Een belangrijke rol spelen een Belgische overgrootmoeder en een Nederlandse pleeggrootvader, die op een cruciaal moment een wending geven aan het uiteengevallen gezinsleven.
Het Vlaamse Borgerhout, het Groningse Hoogezand en het Gooise Hilversum vormen complexe schakels in de ontwikkeling van de zoon.
De jaarlijkse voetbalwedstrijd tussen de "Rode Duivels" en de "Hollandse Leeuwen" maakt elke keer weer heel wat emoties los.
Wat rest van de familiegeschiedenis, nadat de as van de laatste telg welke twee oorlogen heeft meegemaakt was weggeblazen door de wind, is "een hand vol medailles" opgeborgen in een cederhouten sigarenkist.
Met het schrijven van deze familiegeschiedenis wordt de inhoud van de "verbrandde brieven"
door de kleinzoon onder woorden gebracht.
Voor bovengenoemde manuscript heeft De Ley in Nederland en België diverse
bronnen en archieven geraadpleegd.
Het manuscript is voorzien van een aantal bij de tekst passende zwart-wit foto's.
Beknopte biografie Paul De Ley
Paul De Ley is geboren op 14-09-1943 te Hilversum in een onderwijzersgezin als zoon van de hoofdonderwijzer Martinus Ludovicus De Ley en Christina Jannetje van Eeuwen.

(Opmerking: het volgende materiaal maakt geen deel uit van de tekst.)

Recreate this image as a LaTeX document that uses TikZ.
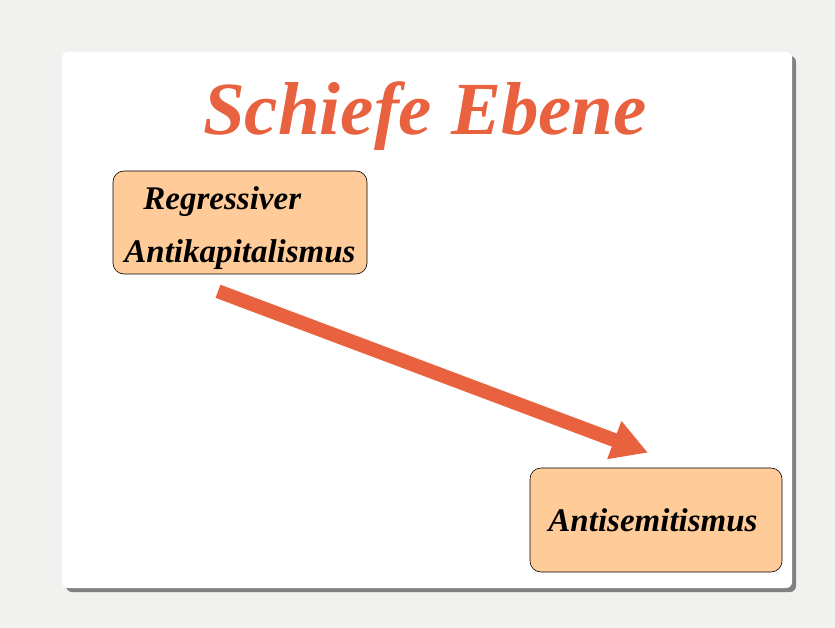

De manier waarop zijn naam gespeld wordt, "De" met een hoofdletter, verwijst naar de Belgische afkomst van zijn vader, die zoals veel Belgen in Eerste Wereldoorlog als vluchteling in het neutrale Nederland terecht komt.
Na het volgen van de middelbare school bezoekt Paul De Ley de Hogere Technische School te Utrecht en vervolgt zijn opleiding aan de Academie van Bouwkunst in Amsterdam.
Daar werkt hij voor diverse architectenbureau's , waaronder dat van Aldo van Eyck, en vestigt er in 1973 zijn eigen bureau.
Hij groeit uit tot een van de pioniers van de stadsvernieuwingsbeweging rond 1970-1980.
Daarnaast vervult hij diverse gastdocentschappen en schrijft een groot aantal vakpublicaties. In 2007 verschijnt op initiatief van de stichting BONAS, Bibliografieën en Oevrelijsten van Nederlandse Architecten en Stedenbouwkundigen, een monografie over zijn werk.